U.S. Disengagement with Latin America
The House Committee on Foreign Affairs' Subcommittee on the Western Hemisphere held a hearing yesterday on "U.S. Disengagement from Latin America: Compromised Security and Economic Interests." Given the title, you get what you expect: paranoid conspiracy theories. At least Michael Shifter did briefly mention that disengagement was in fact the wrong term to use since the U.S. is actually heavily, constantly and positively engaged in Latin America (as I've argued many times).
These testimonies were even worse than the usually disengagement arguments because they reduced "Latin America" to "Venezuela and Cuba, with a heavy sprinkling of Iran and Russia" and "disengagement" to "lack of intervention." You know it's bad when you get the congressional testimony equivalent of Godwin's law since one makes a specific comparison to Nazi Germany (though, to be fair, not Hitler himself).
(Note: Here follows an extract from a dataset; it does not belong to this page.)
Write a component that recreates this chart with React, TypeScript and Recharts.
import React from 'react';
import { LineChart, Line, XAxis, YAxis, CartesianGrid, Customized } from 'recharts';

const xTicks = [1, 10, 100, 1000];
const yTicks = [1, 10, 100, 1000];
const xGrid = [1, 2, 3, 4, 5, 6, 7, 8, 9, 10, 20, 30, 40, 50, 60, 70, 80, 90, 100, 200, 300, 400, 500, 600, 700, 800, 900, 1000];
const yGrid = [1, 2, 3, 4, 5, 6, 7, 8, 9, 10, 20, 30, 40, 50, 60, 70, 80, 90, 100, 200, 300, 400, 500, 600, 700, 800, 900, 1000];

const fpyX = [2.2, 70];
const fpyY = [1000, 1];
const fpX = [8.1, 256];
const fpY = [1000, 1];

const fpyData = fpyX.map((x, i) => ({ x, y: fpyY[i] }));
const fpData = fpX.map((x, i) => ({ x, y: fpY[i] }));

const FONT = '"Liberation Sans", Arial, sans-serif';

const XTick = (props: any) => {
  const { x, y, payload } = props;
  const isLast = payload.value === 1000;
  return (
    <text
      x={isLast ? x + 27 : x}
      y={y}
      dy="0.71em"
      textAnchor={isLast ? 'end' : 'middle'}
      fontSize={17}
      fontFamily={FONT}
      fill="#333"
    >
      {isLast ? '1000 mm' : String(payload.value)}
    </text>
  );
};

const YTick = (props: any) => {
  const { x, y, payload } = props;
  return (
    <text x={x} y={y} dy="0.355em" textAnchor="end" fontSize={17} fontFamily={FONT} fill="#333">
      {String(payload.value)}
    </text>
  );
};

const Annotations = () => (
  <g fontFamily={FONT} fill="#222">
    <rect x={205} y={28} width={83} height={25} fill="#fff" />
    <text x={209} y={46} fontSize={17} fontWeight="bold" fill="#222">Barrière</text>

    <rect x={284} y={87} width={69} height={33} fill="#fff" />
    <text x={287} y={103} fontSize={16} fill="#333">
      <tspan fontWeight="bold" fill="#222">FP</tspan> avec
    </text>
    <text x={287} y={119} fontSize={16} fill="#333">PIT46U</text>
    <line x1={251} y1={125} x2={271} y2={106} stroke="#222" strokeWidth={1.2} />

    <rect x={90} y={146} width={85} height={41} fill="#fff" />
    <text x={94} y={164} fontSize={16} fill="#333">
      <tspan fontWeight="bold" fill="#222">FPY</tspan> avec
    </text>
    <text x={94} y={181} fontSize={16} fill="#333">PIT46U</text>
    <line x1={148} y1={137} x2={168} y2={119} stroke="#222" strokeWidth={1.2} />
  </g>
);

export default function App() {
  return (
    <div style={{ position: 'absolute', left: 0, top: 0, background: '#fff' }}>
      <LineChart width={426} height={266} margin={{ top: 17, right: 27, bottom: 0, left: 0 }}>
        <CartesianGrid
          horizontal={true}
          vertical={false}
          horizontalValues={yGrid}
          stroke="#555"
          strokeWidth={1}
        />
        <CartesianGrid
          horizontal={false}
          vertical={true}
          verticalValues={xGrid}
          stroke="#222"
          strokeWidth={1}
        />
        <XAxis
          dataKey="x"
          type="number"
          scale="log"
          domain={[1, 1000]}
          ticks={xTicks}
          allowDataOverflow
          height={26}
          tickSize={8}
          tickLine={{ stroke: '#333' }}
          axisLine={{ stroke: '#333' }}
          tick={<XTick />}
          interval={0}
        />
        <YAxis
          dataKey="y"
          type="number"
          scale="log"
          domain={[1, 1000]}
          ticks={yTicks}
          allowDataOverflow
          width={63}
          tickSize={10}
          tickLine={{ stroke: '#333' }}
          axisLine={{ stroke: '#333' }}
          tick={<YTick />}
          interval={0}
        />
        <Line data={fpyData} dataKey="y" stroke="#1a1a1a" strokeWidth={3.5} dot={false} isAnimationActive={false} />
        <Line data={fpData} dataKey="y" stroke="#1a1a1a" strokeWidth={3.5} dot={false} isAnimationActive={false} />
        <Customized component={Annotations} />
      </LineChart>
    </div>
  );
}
But it was Otto Reich so, again, you get what you expect. Arguments about disengagement--and these testimonies in particular--suffer very badly from confirmation bias. They zero in on very specific cases and completely ignore the vast number of cases that contradict them.
You also get what you expect because the chair of the subcommittee is Rep. Matt Salmon (R-AZ) who is strongly on the "Iran is a Threat in Latin America" bandwagon. He is far enough right to be quoted favorably by Mary Anastasia O'Grady. You don't really need to add anything to that.
Scrolling through the names of people who testify before the committee or subcommittee on Latin America-related issues, you see very few academics, and then only a tiny amount from DC universities. I understand how things work--it is a think tank dominated process with a tremendous amount of ideology involved. But the quality of so much of the testimony is so low and depressingly simplistic.